Our country is supposed to be governed by the people. Whether Americans want a federal law-enforcement agency conducting airborne surveillance on most of the country is a question that needs to be properly debated. In public. By our elected officials.

Instead, the executive branch has imposed its preferred policy in secret. Nearly all Americans were completely unaware of this choice.

We can thank the September 11 terrorist attacks for the alarming increase in power afforded to the executive branch.

In this respect, the terrorists won that day.

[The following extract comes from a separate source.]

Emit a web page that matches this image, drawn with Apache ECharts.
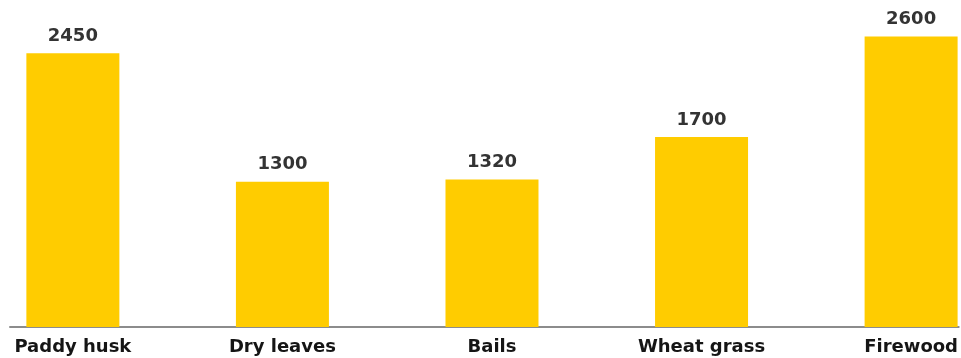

In the blink of an eye our democracy was thrown out in favor of concentrating power in the hands of a few, in order to ‘prevent terrorism’.

Demonstrating this is that many of the FBI’s supposed overseers in Congress don’t know much more bout the FBI secret air force than the public.

This becomes clear by examining the letters that legislators have written in recent days.

Senator Charles Grassley, chairman of the Judiciary Committee, demanded to be briefed this week on “the scope, nature, and purpose of these operations… and what legal authorities, if any, are being relied upon in carrying out these operations.”

In total, sixteen House members wrote to the FBI, pointing out that the president just signed a reform supposedly ending the bulk collection of phone records.

“It is highly disturbing,” they wrote, “to learn that your agency may be doing just that and more with a secret fleet of aircraft engaged in surveillance missions.”

Among their requests to the FBI were that it identify the legal theory used to justify the flights, how they came to be, the exact technologies used on the aircraft, the privacy policy used for data collected, and any civil liberties safeguards that are in place.

There’s plenty of shame to go around for running this program.

Shame on the FBI, for failing to inform the public and Congress.

But mostly shame on out of touch legislators for being utterly clueless about surveillance, the flights in particular and an agency they are supposed to be in control of.

The questions raised about the legal authority for the program and the privacy implications are yet another indication that legislators have been derelict in their duties.